Taiwan Finalises World Trade Organisation Entry
19 September 2001
Taiwan's entry into the World Trade Organisation could save New Zealand exporters more than $50 million a year, Trade Negotiations Minister Jim Sutton said today.
He welcomed the conclusion of the negotiations in Geneva on Taiwan's accession to the World Trade Organisation. As with China, Taiwan's entry into the WTO will bind it into WTO disciplines and the rules-based trading system.
"In October 1997, New Zealand secured a bilateral WTO agreement with Taiwan and already enjoys some concessions with apples, peaches, plums and beef which took immediate effect."
"When Taiwan joins the WTO, the removal of quota restraints and significant tariff reductions for these and other products will enable New Zealand exporters to develop their full potential in the Taiwanese market. It will also open up opportunities for products previously banned altogether such as persimmons and nashi pears."
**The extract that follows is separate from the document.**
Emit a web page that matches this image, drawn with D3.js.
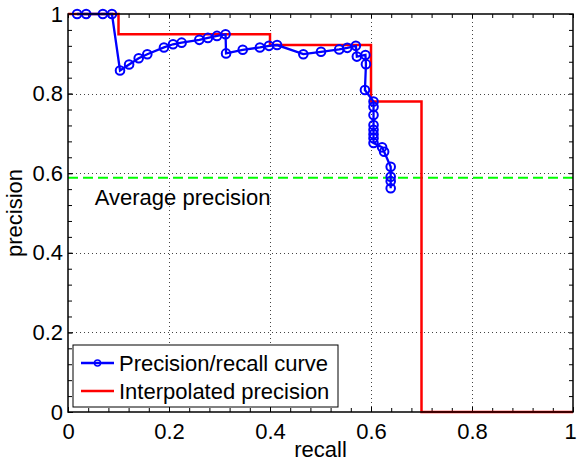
<!DOCTYPE html>
<meta charset="utf-8">
<style>
body { margin: 0; background: #fff; }
text { font-family: "Liberation Sans", Arial, sans-serif; }
</style>
<body>
<script src="https://d3js.org/d3.v7.min.js"></script>
<script>

// precision/recall curve
var recall = [0.018, 0.036, 0.069, 0.087, 0.103, 0.121, 0.140, 0.157, 0.190, 0.208,
              0.225, 0.260, 0.277, 0.295, 0.312, 0.313, 0.346, 0.380, 0.398, 0.414,
              0.466, 0.501, 0.537, 0.553, 0.570, 0.572, 0.589, 0.590, 0.588, 0.605,
              0.605, 0.605, 0.605, 0.605, 0.605, 0.605, 0.605, 0.622, 0.626, 0.639,
              0.639, 0.639, 0.639];
var precision = [1, 1, 1, 1, 0.858, 0.873, 0.889, 0.899, 0.916, 0.924,
                 0.928, 0.935, 0.940, 0.945, 0.949, 0.901, 0.910, 0.916, 0.920, 0.922,
                 0.899, 0.905, 0.911, 0.915, 0.920, 0.893, 0.897, 0.874, 0.809, 0.780,
                 0.767, 0.746, 0.721, 0.709, 0.698, 0.688, 0.676, 0.665, 0.654, 0.616,
                 0.591, 0.580, 0.562];

// 11 point interpolated precision
var interpRecall = [0, 0.1, 0.2, 0.3, 0.4, 0.5, 0.6, 0.7, 0.8, 0.9, 1];
var interpPrecision = [1, 0.949, 0.949, 0.949, 0.922, 0.922, 0.780, 0, 0, 0, 0];
var averagePrecision = d3.mean(interpPrecision);

var xTicks = [0, 0.2, 0.4, 0.6, 0.8, 1];
var yTicks = [0, 0.2, 0.4, 0.6, 0.8, 1];
var legendLabels = ["Precision/recall curve", "Interpolated precision"];

var W = 577, H = 461;
var margin = {top: 14, right: 4, bottom: 49, left: 68};
var width = W - margin.left - margin.right,
    height = H - margin.top - margin.bottom;
var fs = 22;

var svg = d3.select("body").append("svg")
    .attr("width", W)
    .attr("height", H);

var g = svg.append("g")
    .attr("transform", "translate(" + margin.left + "," + margin.top + ")");

var x = d3.scaleLinear().domain([0, 1]).range([0, width]);
var y = d3.scaleLinear().domain([0, 1]).range([height, 0]);

var fmt = d3.format("~g");
var minor = d3.range(0, 1.0001, 0.04);

// dotted grid
g.selectAll(".gx").data(xTicks.slice(1, -1)).enter().append("line")
    .attr("x1", function(d){ return Math.round(x(d)) + 0.5; })
    .attr("x2", function(d){ return Math.round(x(d)) + 0.5; })
    .attr("y1", 0).attr("y2", height)
    .attr("stroke", "#444").attr("stroke-dasharray", "1,3");
g.selectAll(".gy").data(yTicks.slice(1, -1)).enter().append("line")
    .attr("y1", function(d){ return Math.round(y(d)) + 0.5; })
    .attr("y2", function(d){ return Math.round(y(d)) + 0.5; })
    .attr("x1", 0).attr("x2", width)
    .attr("stroke", "#444").attr("stroke-dasharray", "1,3");

// ticks on all four sides, pointing in
function addAxis(axis, tr) {
  var a = g.append("g").attr("transform", tr).call(axis);
  a.select(".domain").remove();
  a.selectAll("text").attr("font-size", fs).attr("font-family", null).attr("fill", "#000");
  a.selectAll("line").attr("stroke", "#000");
  return a;
}
addAxis(d3.axisBottom(x).tickValues(minor).tickSizeInner(-4).tickSizeOuter(0).tickFormat(""), "translate(0," + height + ")");
addAxis(d3.axisTop(x).tickValues(minor).tickSizeInner(-4).tickSizeOuter(0).tickFormat(""), "translate(0,0)");
addAxis(d3.axisLeft(y).tickValues(minor).tickSizeInner(-4).tickSizeOuter(0).tickFormat(""), "translate(0,0)");
addAxis(d3.axisRight(y).tickValues(minor).tickSizeInner(-4).tickSizeOuter(0).tickFormat(""), "translate(" + width + ",0)");
var xa = addAxis(d3.axisBottom(x).tickValues(xTicks).tickSizeInner(-5).tickSizeOuter(0).tickPadding(11).tickFormat(fmt), "translate(0," + height + ")");
xa.selectAll("text").filter(function(d){ return d == 1; }).attr("dx", -3);
addAxis(d3.axisLeft(y).tickValues(yTicks).tickSizeInner(-5).tickSizeOuter(0).tickPadding(5).tickFormat(fmt), "translate(0,0)");

// average precision
g.append("line")
    .attr("x1", 0).attr("x2", width)
    .attr("y1", y(averagePrecision)).attr("y2", y(averagePrecision))
    .attr("stroke", "#00ff00").attr("stroke-width", 2)
    .attr("stroke-dasharray", "10,5");

// interpolated precision
g.append("path")
    .datum(d3.zip(interpRecall, interpPrecision))
    .attr("fill", "none")
    .attr("stroke", "#ff0000")
    .attr("stroke-width", 2.5)
    .attr("d", d3.line().curve(d3.curveStepAfter)
        .x(function(d){ return x(d[0]); })
        .y(function(d){ return y(d[1]); }));

// precision/recall curve
var pr = d3.zip(recall, precision);
g.append("path")
    .datum(pr)
    .attr("fill", "none")
    .attr("stroke", "#0000ff")
    .attr("stroke-width", 2.3)
    .attr("d", d3.line()
        .x(function(d){ return x(d[0]); })
        .y(function(d){ return y(d[1]); }));
g.selectAll(".pt").data(pr).enter().append("circle")
    .attr("cx", function(d){ return x(d[0]); })
    .attr("cy", function(d){ return y(d[1]); })
    .attr("r", 4.3)
    .attr("fill", "none")
    .attr("stroke", "#0000ff")
    .attr("stroke-width", 2);

// box
g.append("rect")
    .attr("width", width).attr("height", height)
    .attr("fill", "none").attr("stroke", "#000").attr("stroke-width", 1.5);

g.append("text")
    .attr("x", x(0.053)).attr("y", y(0.52))
    .attr("font-size", fs)
    .text("Average precision");

// axis labels
svg.append("text")
    .attr("x", margin.left + width / 2).attr("y", H - 4)
    .attr("text-anchor", "middle").attr("font-size", fs)
    .text("recall");
svg.append("text")
    .attr("transform", "translate(22," + (margin.top + height / 2) + ") rotate(-90)")
    .attr("text-anchor", "middle").attr("font-size", fs)
    .text("precision");

// legend
var lg = svg.append("g").attr("transform", "translate(73,345)");
lg.append("rect").attr("width", 265).attr("height", 62)
    .attr("fill", "#fff").attr("stroke", "#000").attr("stroke-width", 1);
var colors = ["#0000ff", "#ff0000"];
var row = lg.selectAll(".row").data(legendLabels).enter().append("g")
    .attr("transform", function(d, i){ return "translate(0," + (18 + i * 28) + ")"; });
row.append("line")
    .attr("x1", 8).attr("x2", 41)
    .attr("stroke", function(d, i){ return colors[i]; })
    .attr("stroke-width", function(d, i){ return i ? 2.5 : 2.3; });
row.filter(function(d, i){ return i == 0; }).append("circle")
    .attr("cx", 24.5).attr("r", 3)
    .attr("fill", "none").attr("stroke", "#0000ff").attr("stroke-width", 1.5);
row.append("text")
    .attr("x", 46).attr("dy", "0.35em")
    .attr("font-size", fs)
    .text(function(d){ return d; });

</script>
</body>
Key benefits for New Zealand include: · tariff reductions amounting to $55.4 million per year in duties saved on New Zealand exports; · a cut in tariff levels on processed dairy products from 10-35 per cent to 5-15 percent, and tariff quota access for liquid milk, a previously banned import; · a sizeable tariff reduction on beef (from NT$20/24 to NT$10 per kilo by 2004) along with a phase-out of the preferential US tariff; · phased-out import bans on fisheries products and improved access on industrial exports such as forest and paper products with tariff cuts of between 50%-100%; and · a commitment to implement WTO disciplines on Sanitary and Phytosanitary Measures (SPS) which will help to resolve a range of SPS issues currently constraining New Zealand primary sector exports into Taiwan.
Mr Sutton said that Taiwan's levels of access for overseas service providers would also be improved, bringing benefits to our education and tourism sectors in particular.
Taiwan is currently New Zealand's ninth largest trading partner.